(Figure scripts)

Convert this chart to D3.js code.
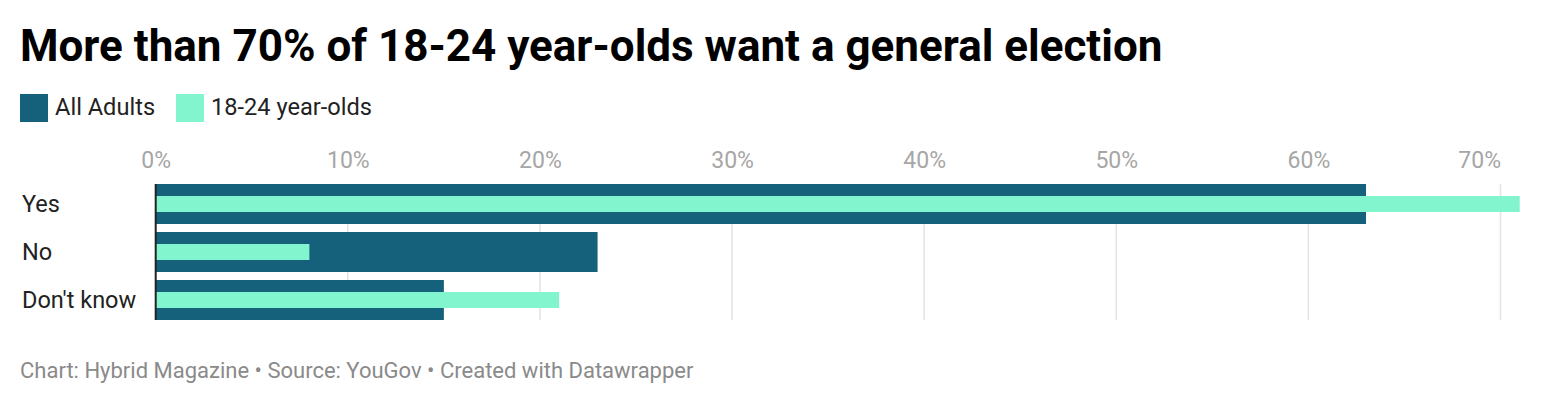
<!DOCTYPE html>
<html>
<head>
<meta charset="utf-8">
<script src="https://cdn.jsdelivr.net/npm/d3@7"></script>
<style>
  body { margin: 0; background: #fff; }
  svg { display: block; font-family: Roboto, sans-serif; }
</style>
</head>
<body>
<svg width="1560" height="408"></svg>
<script>
// data
var categories = ["Yes", "No", "Don't know"];
var allAdults = [63, 23, 15];
var youngAdults = [71, 8, 21];
var seriesNames = ["All Adults", "18-24 year-olds"];
var tickValues = [0, 10, 20, 30, 40, 50, 60, 70];

var darkColor = "#15607a",
    lightColor = "#82f5cf";

var svg = d3.select("svg");

svg.append("text")
    .attr("x", 20)
    .attr("y", 61)
    .style("font-size", "44px")
    .style("font-weight", "bold")
    .attr("fill", "#000")
    .text("More than 70% of 18-24 year-olds want a general election");

// legend
var legend = svg.append("g");
var legendX = [20, 176];
seriesNames.forEach(function(name, i) {
    legend.append("rect")
        .attr("x", legendX[i])
        .attr("y", 94)
        .attr("width", 28)
        .attr("height", 28)
        .attr("fill", i == 0 ? darkColor : lightColor);
    legend.append("text")
        .attr("x", legendX[i] + 35)
        .attr("y", 115)
        .style("font-size", "23.6px")
        .attr("fill", "#222")
        .text(name);
});

var x = d3.scaleLinear()
    .domain([0, 70])
    .range([155.7, 1500.5]);

var y = d3.scaleBand()
    .domain(categories)
    .range([184, 320])
    .paddingInner(1 / 6)
    .paddingOuter(0);

// gridlines
svg.append("g")
    .selectAll("line")
    .data(tickValues.slice(1))
    .enter().append("line")
    .attr("x1", function(d) { return x(d); })
    .attr("x2", function(d) { return x(d); })
    .attr("y1", 184)
    .attr("y2", 320)
    .attr("stroke", "#e3e3e3")
    .attr("stroke-width", 1.5);

// tick labels
var axis = d3.axisTop(x)
    .tickValues(tickValues)
    .tickSize(0)
    .tickPadding(0)
    .tickFormat(function(d) { return d + "%"; });

var axisG = svg.append("g")
    .attr("transform", "translate(0,168)")
    .call(axis);
axisG.select(".domain").remove();
axisG.selectAll("text")
    .attr("dy", 0)
    .style("font-family", "Roboto, sans-serif")
    .style("font-size", "23px")
    .attr("fill", "#a6a6a6")
    .attr("text-anchor", function(d, i) { return i == tickValues.length - 1 ? "end" : "middle"; });

// bars
svg.append("g")
    .selectAll("rect")
    .data(categories)
    .enter().append("rect")
    .attr("x", x(0))
    .attr("y", function(d) { return y(d); })
    .attr("width", function(d, i) { return x(allAdults[i]) - x(0); })
    .attr("height", y.bandwidth())
    .attr("fill", darkColor);

svg.append("g")
    .selectAll("rect")
    .data(categories)
    .enter().append("rect")
    .attr("x", x(0))
    .attr("y", function(d) { return y(d) + y.bandwidth() * 0.3; })
    .attr("width", function(d, i) { return x(youngAdults[i]) - x(0); })
    .attr("height", y.bandwidth() * 0.4)
    .attr("fill", lightColor);

// baseline
svg.append("line")
    .attr("x1", x(0))
    .attr("x2", x(0))
    .attr("y1", 184)
    .attr("y2", 320)
    .attr("stroke", "#222")
    .attr("stroke-width", 2);

// category labels
svg.append("g")
    .selectAll("text")
    .data(categories)
    .enter().append("text")
    .attr("x", 22)
    .attr("y", function(d) { return y(d) + y.bandwidth() / 2 + 8; })
    .style("font-size", "23.5px")
    .attr("fill", "#222")
    .text(function(d) { return d; });

svg.append("text")
    .attr("x", 20)
    .attr("y", 378)
    .style("font-size", "22px")
    .attr("fill", "#8a8a8a")
    .text("Chart: Hybrid Magazine \u2022 Source: YouGov \u2022 Created with Datawrapper");
</script>
</body>
</html>
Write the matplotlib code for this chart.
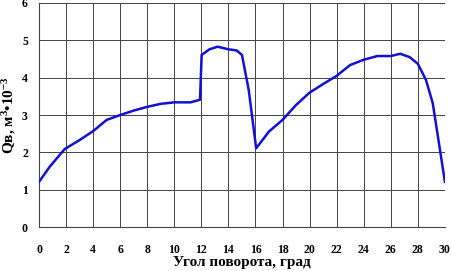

→ **WHAT YOU ARE ASKED TO DO**
Extract from the material all lines containing the string "code".

→ **REPLY TO THE EXERCISE**
Convert this chart to D3.js code.
Write the matplotlib code for this chart.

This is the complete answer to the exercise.